I'm really chapped today. Maybe I shouldn't blog while I'm upset, but I need to vent.
I applied to this missions agency that I really admired. They have vision, growth, and opportunities for carpenters. Their rep (whom I know well) agreed that I would be a good fit. I was really excited, and I felt like I could see God putting the pieces together.
They called me today to let me know that they got my app, and I am not qualified for long-term placement with them because...get this...I'm a single parent. Ya, no big surprise, but after I hung up, the more I thought about it the more irritated I became. You see, the nervous, young lady that called rambled on about company policy regarding separating children from their mother (as if that's an issue). Then, she went on to say that if I -- (wait for it) -- were remarried, then the divorce wouldn't be an issue! Talk about backward; that is so absurd...I -- I -- I'm okay; it's policy...not her fault.

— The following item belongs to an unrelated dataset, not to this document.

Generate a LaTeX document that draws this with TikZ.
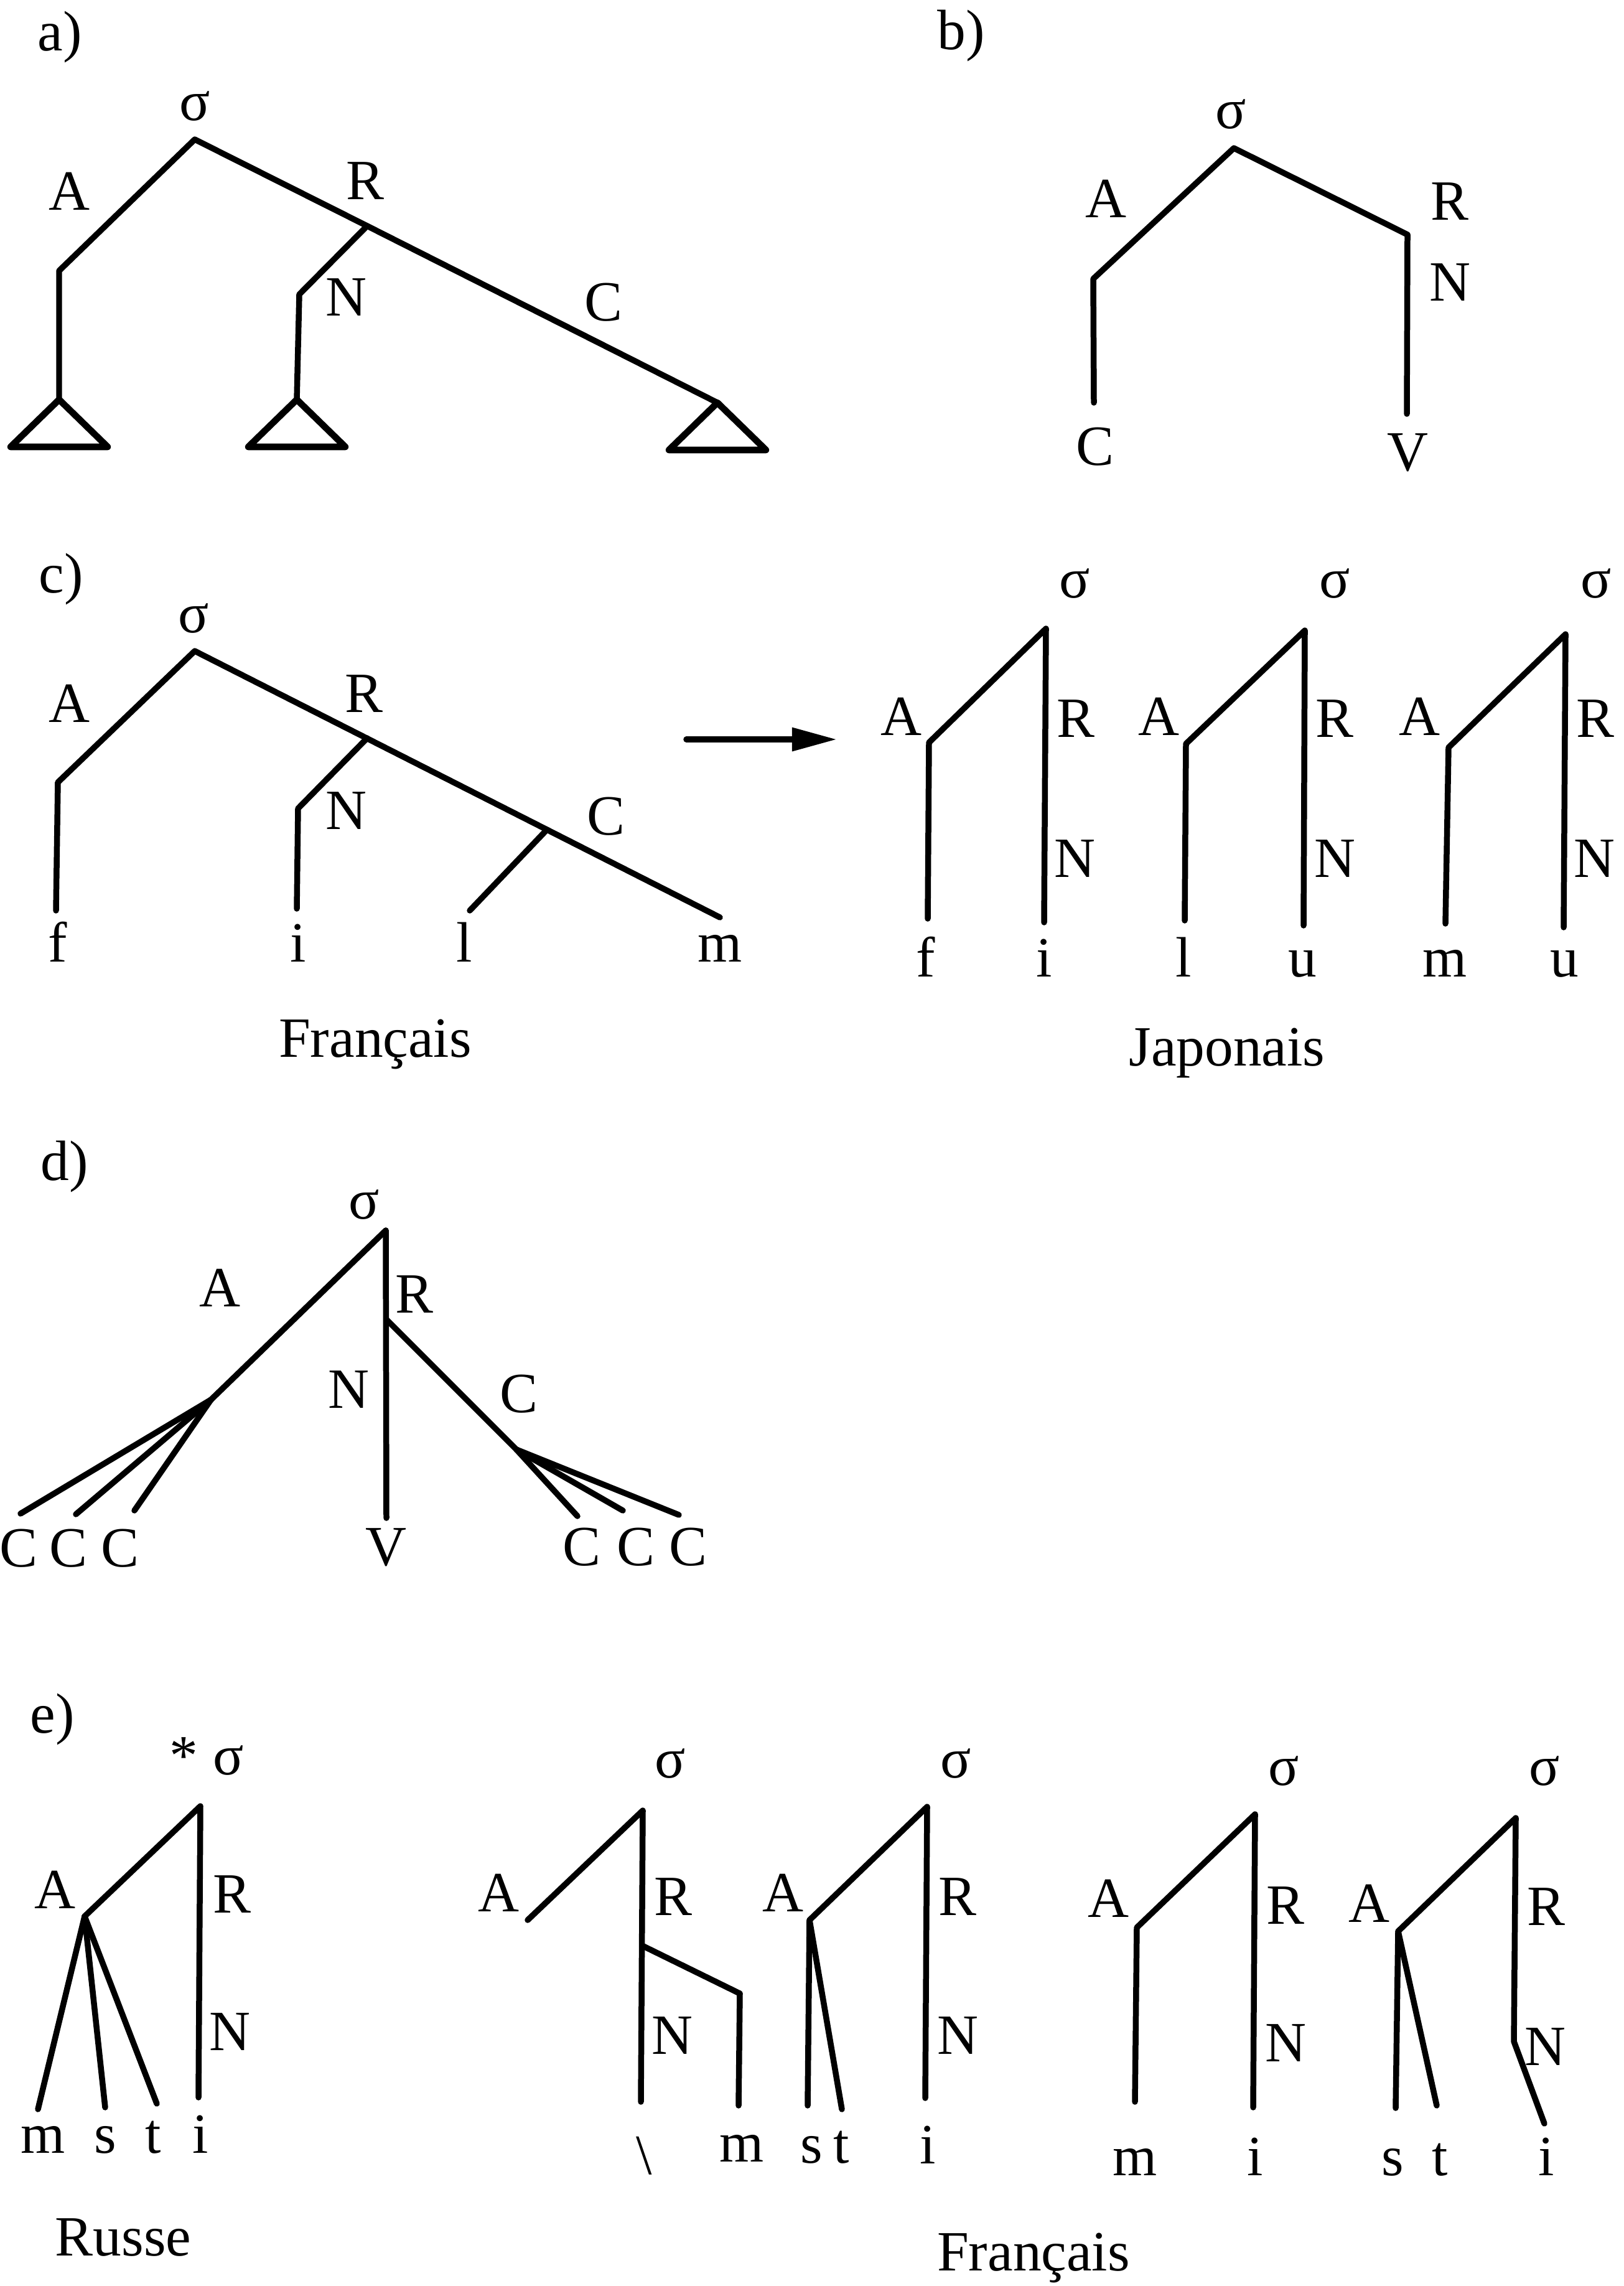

Apart from that she said explained that most teams would not want a single parent because the person would be distracted by obligations to the kids. That might be so...if my children were pets, furniture, handicapped, immature, or dead weight, but on the contrary, we are potentially a team within a team. My children are simply younger missionaries. We are a four for one deal. They can be a blessing and tool for the team and agency that has the right perspective and strategy.
I guess, they are simply not the agency God has for us. As I told the misguided, young lady, I will continue to look for another agency.